The Girl from a Far River (Девушка с далекой реки) is a 1928 Soviet silent drama film directed by Yevgeni Chervyakov.

==Plot==
During the NEP years, a young telegraph operator named Chizhok lives in a remote outpost, raised and educated by her grandfather, who taught her literacy and telegraphy before his death. She spends her days receiving sparse dots and dashes over the wire, learning about the great events shaping her country. As the years pass, her dissatisfaction with her isolated life grows, fueled by her dream of traveling to Moscow to witness the progress and see Lenin, who becomes a symbolic figure and imagined confidant. Her long-held aspiration finally comes true, and she arrives in Moscow, where she is initially overwhelmed by the city’s cold brilliance. Lavish advertisements and elegantly dressed NEPmen fill the streets, leaving her feeling lost and disillusioned. Just as despair takes hold, a vibrant Komsomol demonstration bursts onto the streets, replacing her disappointment with fiery enthusiasm.

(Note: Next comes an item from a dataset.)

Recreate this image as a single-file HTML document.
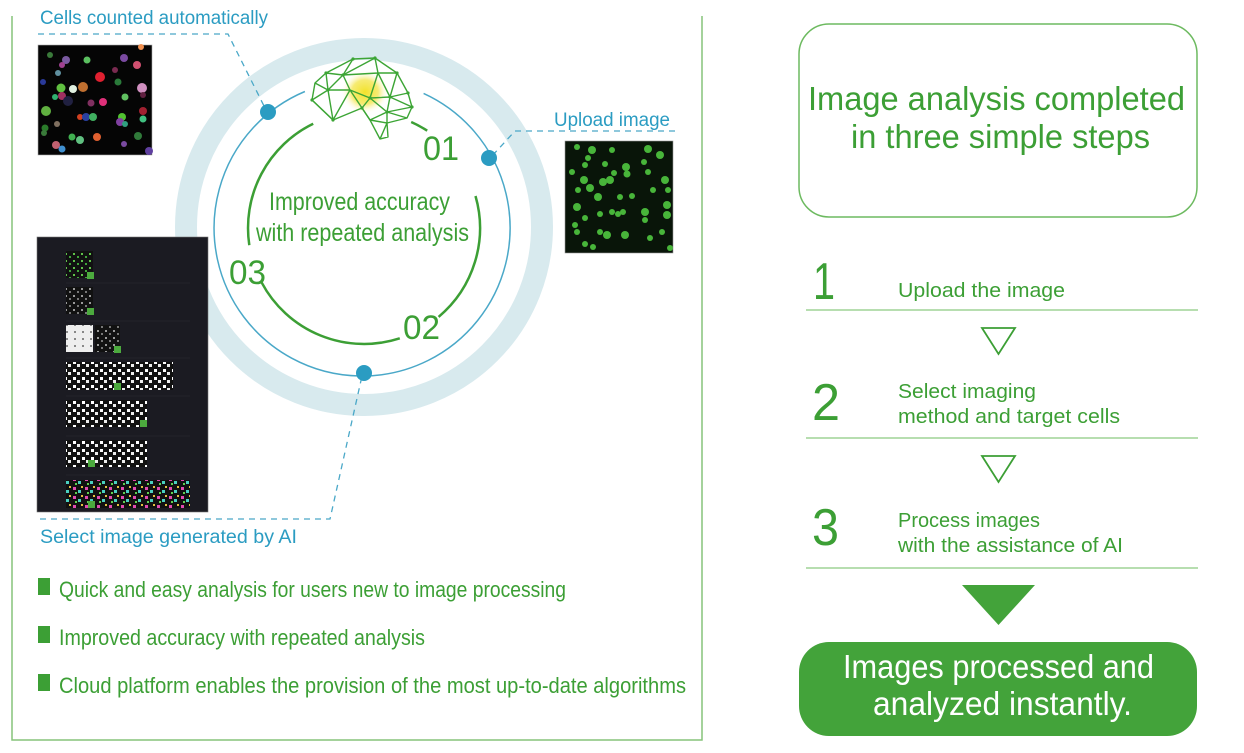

Returning to her home along a distant river, Chizhok finds her once-static region transformed, with large-scale construction projects underway. She resumes her work at the telegraph, now fully understanding that her efforts are part of a greater collective mission to build a new society. The film ends with a powerful image of a train emerging triumphantly from a tunnel carved through the mountains, Lenin’s portrait displayed prominently on the locomotive, symbolizing the unity and progress of the era.

==Cast==
- Roza Sverdlova as Chizhok
- Vladimir Romashkov as Chizhok's Grandfather
- Pyotr Kirillov as Aleksey
- Mikhail Gipsi as Old Hunter
- Aleksandr Gromov as Public Speaker

== Bibliography ==
- Christie, Ian & Taylor, Richard. The Film Factory: Russian and Soviet Cinema in Documents 1896-1939. Routledge, 2012.